The eastern European country has held debt-sale meetings in Londonand across the U.S. in the past week with investors who have shown a strong interest in the planned bond sale, Bogdan Dragoi said in a phone interview today. The dollar bond sale would be the first under a three-year medium-term notes program valued at 7 billion euros ($9.5 billion).

“They were probably not happy about the yield expectations they’ve got from investors now,” said Gyula Toth, chief strategist for central and eastern Europe, Middle East and Africa at Unicredit SpA in Vienna. “They might have better chances in the near future. I think Romania’s bonds are still preferred to its regional peers.”

Borrowing costs for Spain, Italy and France surged to euro- era records, fueling concern the region’s debt crisis is deepening and prompting eastern European countries such as the Czech Republic and Romania to put their bond sale plans on hold.

Romania seeks to raise as much as $2 billion in dollar- denominated bonds in this year’s second international sale, depending on market conditions, after it stopped relying on an international bailout earlier this year. The Czech Republic said on Oct. 26 it may delay plans to sell Eurobonds this year because international markets are volatile, while budget cuts and low inflation help borrowing in the local currency.

“Our roadshow yielded good results, as investors have shown strong interest in Romania, and we’re now waiting for the best moment to issue the dollar bonds,” Dragoi said. “We’re waiting for the markets to calm down and we are ready to issue immediately once that happens.”
Regional Yields

The yield on Italy’s benchmark 10-year bond fell 19 basis points to 6.79 percent after touching a high of 7.15 percent.

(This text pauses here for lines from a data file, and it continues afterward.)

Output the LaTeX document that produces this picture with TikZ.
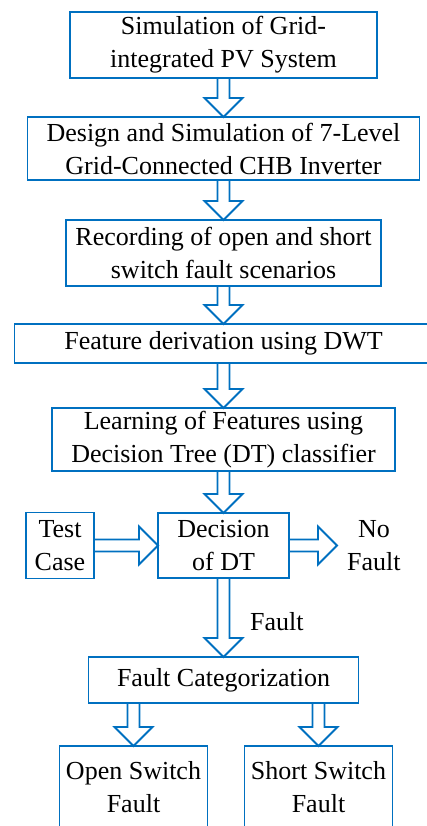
\documentclass[tikz,border=0pt]{standalone}
\usepackage{fontspec}
\setmainfont{Liberation Serif}
\usetikzlibrary{positioning,calc}
\definecolor{lineblue}{RGB}{0,112,192}

% hollow block arrows between two boxes
\newcommand{\downblock}[2]{%
  \draw[hollow] let \p1=(#1.south -| #2.north), \p2=(#2.north) in
    (\x1-6pt,\y1) -- (\x1-6pt,\y2+19pt) -- (\x1-19pt,\y2+19pt) -- (\x2,\y2)
    -- (\x1+19pt,\y2+19pt) -- (\x1+6pt,\y2+19pt) -- (\x1+6pt,\y1);}
\newcommand{\rightblock}[2]{%
  \draw[hollow] let \p1=(#1.east), \p2=(#2.west) in
    (\x1,\y1+6pt) -- (\x2-19pt,\y1+6pt) -- (\x2-19pt,\y1+19pt) -- (\x2,\y1)
    -- (\x2-19pt,\y1-19pt) -- (\x2-19pt,\y1-6pt) -- (\x1,\y1-6pt);}

\begin{document}
\begin{tikzpicture}[
    x=1pt, y=1pt,
    font=\fontsize{26pt}{33pt}\selectfont,
    block/.style={rectangle, draw=lineblue, line width=1.8pt, align=center, inner sep=2pt, outer sep=0pt},
    hollow/.style={draw=lineblue, line width=1.8pt, line join=miter},
    note/.style={align=center, inner sep=0pt}
]
    \useasboundingbox (0,0) rectangle (427,-826);

    \node[block, minimum width=307pt, minimum height=66pt] (sim) at (223.5,-45) {Simulation of Grid-\\integrated PV System};
    \node[block, minimum width=392pt, minimum height=63pt, below=39pt of sim] (design) {Design and Simulation of 7-Level\\Grid-Connected CHB Inverter};
    \node[block, minimum width=315pt, minimum height=66pt, below=40pt of design] (record) {Recording of open and short\\switch fault scenarios};
    \node[block, minimum width=418pt, minimum height=39pt, below=38pt of record] (dwt) {Feature derivation using DWT};
    \node[block, minimum width=343pt, minimum height=63pt, below=45pt of dwt] (learn) {Learning of Features using\\Decision Tree (DT) classifier};
    \node[block, minimum width=131pt, minimum height=65pt, below=42pt of learn] (dec) {Decision\\of DT};
    \node[block, minimum width=68pt, minimum height=66pt, left=64pt of dec] (test) {Test\\Case};
    \node[note, inner xsep=10pt, right=48pt of dec] (nofault) {No\\Fault};
    \node[block, minimum width=270pt, minimum height=46pt, below=79pt of dec] (cat) {Fault Categorization};
    \node[block, minimum width=148pt, minimum height=83pt, below=43pt of cat, xshift=-90pt] (open) {Open Switch\\Fault};
    \node[block, minimum width=148pt, minimum height=83pt, below=43pt of cat, xshift=95pt] (short) {Short Switch\\Fault};
    \node[note, anchor=west] (faultlbl) at ($(dec.south)!0.55!(cat.north)+(26.5,0)$) {Fault};

    \downblock{sim}{design}
    \downblock{design}{record}
    \downblock{record}{dwt}
    \downblock{dwt}{learn}
    \downblock{learn}{dec}
    \rightblock{test}{dec}
    \rightblock{dec}{nofault}
    \downblock{dec}{cat}
    \downblock{cat}{open}
    \downblock{cat}{short}
\end{tikzpicture}
\end{document}
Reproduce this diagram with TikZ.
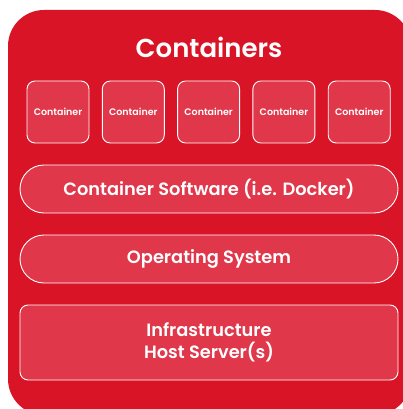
\documentclass[tikz,border=0pt]{standalone}
\usepackage{fontspec}
\setsansfont{Poppins}[BoldFont={Poppins SemiBold}]
\usetikzlibrary{positioning}
\definecolor{stackred}{RGB}{217,20,39}
\definecolor{layerred}{RGB}{224,55,75}

\begin{document}
\begin{tikzpicture}[x=1pt,y=-1pt,
    layer/.style={draw=white,line width=0.9pt,fill=layerred,text=white,
      font=\sffamily\bfseries,align=center,inner sep=0pt},
    slot/.style={layer,rounded corners=8pt,minimum width=62pt,minimum height=62pt,
      font=\sffamily\bfseries\fontsize{9.5}{11}\selectfont},
    pill/.style={layer,rounded corners=24pt,minimum width=378pt,minimum height=48pt,
      font=\sffamily\bfseries\fontsize{17.8}{22}\selectfont}]
      \clip (0,0) rectangle (403,409);
      % outer frame, runs off the right and bottom edges
      \fill[stackred,rounded corners=36pt] (8,10) rectangle (411,415);
      \node[text=white,font=\sffamily\bfseries\fontsize{26}{30}\selectfont] (title) at (209,47) {Containers};
      \foreach \i in {1,...,5}
        \node[slot] (box\i) at ({58+75.3*(\i-1)},112) {Container};
      \node[pill] (engine) at (209,189) {Container Software (i.e. Docker)};
      \node[pill] (os) at (209,259) {Operating System};
      \node[layer,rounded corners=8pt,minimum width=378pt,minimum height=75pt,
        font=\sffamily\bfseries\fontsize{17.8}{22}\selectfont] (infra) at (209,342.5) {Infrastructure\\Host Server(s)};
    \end{tikzpicture}
\end{document}
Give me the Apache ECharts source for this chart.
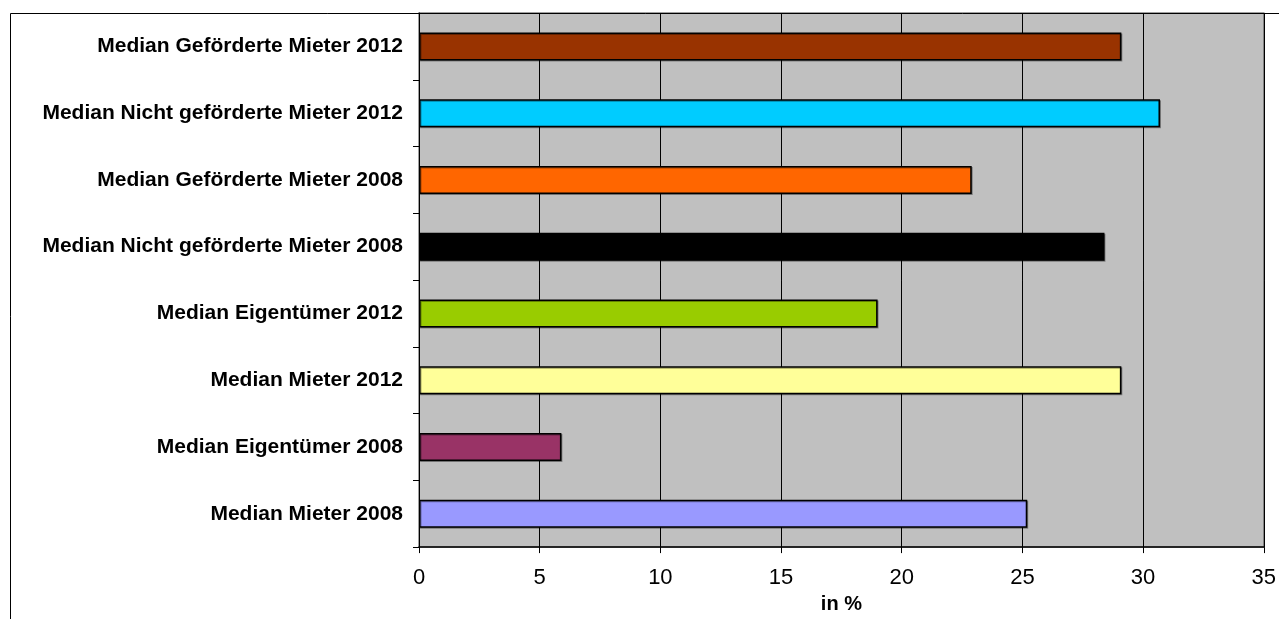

In France, the extra yield, or spread, investors receive for holding 10-year French debt instead of benchmark German bunds reached 2 percentage points for the first time in the shared currency’s history as the country sold 6.98 billion euros of notes. Spain sold today 3.56 billion euros of new 10-year bonds at an average yield of 6.975 percent, higher than the 5.4 percent it paid on Oct. 20, as demand dropped.

The cost of insuring against a default by Romania has increased 7 basis points to 450 basis points, 160 basis points less than credit-default swaps for Hungary, according to data provider CMA, which is owned by CME Group Inc. and compiles prices quoted by dealers in the privately negotiated market.

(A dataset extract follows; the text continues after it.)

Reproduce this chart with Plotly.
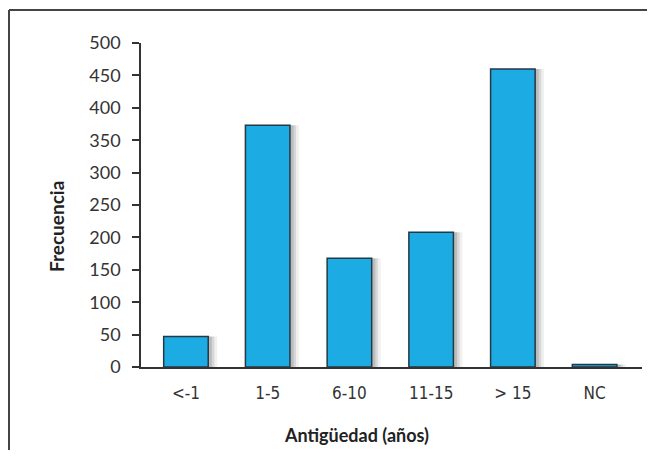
import plotly.graph_objects as go

categories = ["<-1", "1-5", "6-10", "11-15", "> 15", "NC"]
frecuencia = [47, 373, 168, 208, 460, 4]
y_ticks = [0, 50, 100, 150, 200, 250, 300, 350, 400, 450, 500]

# page body has an 8px margin; figure coordinates are page coordinates minus 8
W, H = 647, 442
L, R_EDGE, T, B_EDGE = 133, 634, 35, 359
PW, PH = R_EDGE - L, B_EDGE - T


def px(x):
    return (x - L) / PW


def py(y):
    return (B_EDGE - y) / PH


BAR_W = 0.545
fig = go.Figure()

# soft shadow layers
for dx, alpha in [(0.11, 0.06), (0.075, 0.10), (0.045, 0.12)]:
    fig.add_trace(go.Bar(
        x=categories, y=frecuencia, width=BAR_W, offset=-BAR_W / 2 + dx,
        marker=dict(color=f"rgba(0,0,0,{alpha})", line=dict(width=0)),
        hoverinfo="skip", showlegend=False))

fig.add_trace(go.Bar(
    x=categories, y=frecuencia, width=BAR_W, offset=-BAR_W / 2,
    marker=dict(color="#1CACE3", line=dict(color="#253845", width=1.5)),
    showlegend=False))

fig.update_layout(
    width=W, height=H,
    margin=dict(l=L, r=W - R_EDGE, t=T, b=H - B_EDGE, pad=0),
    paper_bgcolor="white", plot_bgcolor="white",
    barmode="overlay",
    font=dict(family="Lato, sans-serif", color="#333333"),
    xaxis=dict(
        type="category", range=[-0.55, 5.58],
        showline=True, linecolor="#333333", linewidth=1.5,
        ticks="outside", ticklen=10, tickcolor="rgba(0,0,0,0)",
        tickfont=dict(family="DejaVu Sans Condensed, DejaVu Sans", size=17,
                      color="#333333"),
        showgrid=False, zeroline=False,
    ),
    yaxis=dict(
        range=[0, 500], tickvals=y_ticks,
        showline=True, linecolor="#333333", linewidth=1.5,
        ticks="outside", ticklen=7, tickcolor="#333333", tickwidth=1.5,
        tickfont=dict(family="Lato, sans-serif", size=18, color="#333333"),
        ticklabelstandoff=8,
        showgrid=False, zeroline=False,
    ),
    annotations=[
        dict(text="<b>Antigüedad (años)</b>", xref="paper", yref="paper",
             x=px(356 - 8), y=py(435 - 8), xanchor="center", yanchor="middle",
             showarrow=False, font=dict(family="Lato, sans-serif", size=18, color="#222222")),
        dict(text="<b>Frecuencia</b>", xref="paper", yref="paper",
             x=px(56 - 8), y=py(227 - 8), xanchor="center", yanchor="middle",
             textangle=-90, showarrow=False,
             font=dict(family="Lato, sans-serif", size=19, color="#222222")),
    ],
    shapes=[
        dict(type="line", xref="paper", yref="paper",
             x0=px(1), x1=px(1), y0=py(2), y1=py(H),
             line=dict(color="#444444", width=2)),
        dict(type="line", xref="paper", yref="paper",
             x0=px(1), x1=px(W), y0=py(2), y1=py(2),
             line=dict(color="#444444", width=2)),
    ],
)

fig.write_html("out.html")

The yield on Romania’s Eurobonds due 2018 rose to 6.271 percent today, the highest level in almost a month, from 6.24 percent yesterday, according to data compiled by Bloomberg at 5:33 p.m. in Bucharest today.

Romania stopped relying on a 20 billion-euro bailout from the International Monetary Fund and the European Union in March and cut state wages and raised taxes to narrow its budget deficit.
IMF Reviews

The country has so far completed three quarterly reviews after meeting pledges to the international lenders. Romania doesn’t plan to draw any funds from the precautionary accord, which will be held in Washington D.C. for emergency needs.

Romania sold its first bonds under the medium-term note program in June when it raised 1.5 billion euros of five-year bonds in its biggest offering of debt to international investors.

Citigroup Inc. (C), Deutsche Bank AG (DBK) and HSBC Holdings Plc (HSBA) are managers of the planned dollar-bond sale.